Ну и ладно. Пусть убивает! Лишь бы у нее была такая возможность. Для этого ей для начала надо выбраться из тюрьмы.
— Не переживай, игрушка никуда не денется, — Мариам буквально соткалась из воздуха, как Чеширский кот, так что даже я, уже знающая, в чем дело, невольно вздрогнула. Надо же, а Сулах у нас, похоже, ничему уже не удивляется.
— Как ты узнала о моем приходе?
Наложница пожала плечами.
— Повесила сигналку на тайный ход из сада. Мало ли кто еще может кого-то из нас выследить.
Разумно. Надо было, наверное, сделать это давным-давно. Все-таки Мариам у нас умница.
Ники, услышав наши голоса, уже обернулся и расплылся в широкой улыбке. Видеть меня он определенно был рад. Впрочем, не успел еще соскучиться настолько, чтобы бросаться на шею. Тем более без большинства взрослых ему, как выяснилось, было тут совсем не скучно…
А вот лягушка, стоило мальчику отвлечься, тут же порскнула на безопасное расстояние. Далеко убегать, правда, не стала, оставшись приплясывать в паре прыжков от мальчика.
— Так почему игрушка никуда не денется?
Мариам извлекла из складок одежды ту самую коробочку, что доставала в камере наших невольников, и откинула крышку.
Из коробочки раздался мелодичный свист. Это же что же… Мариам изобрела звукозапись? Да этой девушке цены нет!
Лягушка при первых же тактах сделала движение, очень похожее на вздох — и медленно, лапа за лапу, поплелась к нам.
— Ты давала мне задание найти бумаги о сбежавших артефактах. Я нашла. У нее звуковое управление, несколько музыкальных сигналов…
Ники, настороженно наблюдавший за этим, осознал, что игрушку у него сейчас отберут. И резким стремительным движением прыгнул на лягушку, вцепившись в нее обеими ручками.
— Малыш, — я присела. — Это очень важная штука. Она мне очень-очень нужна!
— Мне тоже! — насупился “малыш”. Я осторожно протянула руку, но мальчик только крепче прижал артефакт к себе и сморщил лицо, определенно готовясь в случае чего оглушительно зареветь.

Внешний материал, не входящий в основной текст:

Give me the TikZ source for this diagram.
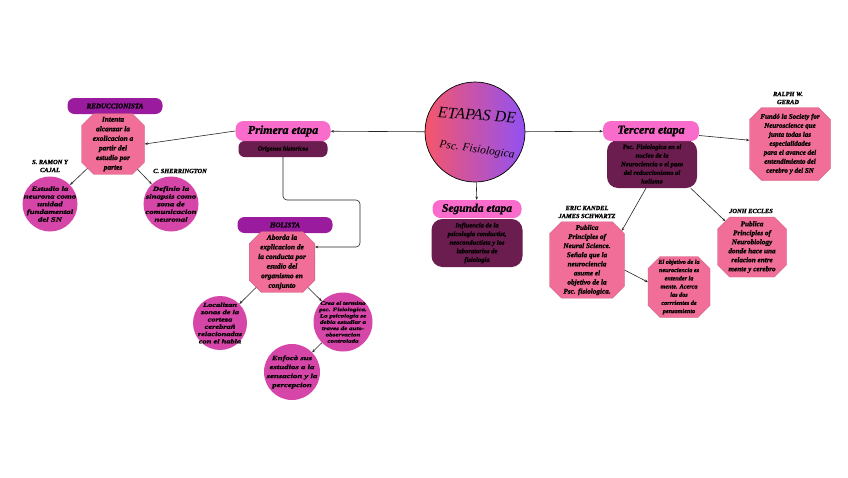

Вспомнилось вычитанное давным-давно в какой-то книге — «Всякий, кто использует выражение “Легче, чем отнять леденец у младенца”, никогда не пробовал отнять леденец у младенца».
Мда… с игрушкой, пожалуй, будет не проще.
Особенно если учесть, что Ники не так уж часто действительно что-то интересно. Ребенку по-настоящему скучно и не с кем играть. Обычно дети до десяти лет в гаремах воспитываются все вместе и получают домашнее начальное образование. В этом возрасте им еще все равно, кто ребенок наложницы, а кто — любимой жены, кто раб, а кто наследник, все это становится важно куда позже. А значение имеет только то, что у этих детей, как правило, есть компания. В этом возрасте даже мы с Сафирой еще дружили — матери не успели нас рассорить… В десять лет мальчики обычно переселяются на мужскую половину и для них начинается серьезная учеба. А девочки… просто растут дальше.
Но Ники у нас — единственный ребенок. Ему достается внимание множества взрослых, но совсем нет компании для игр. Неудивительно, что он привык получать все, что хочет. Я всегда чувствовала вину из-за этого, но Тария панически боялась его куда-то отпускать в Аифале. Оставалось только ждать, когда ему исполнится десять лет.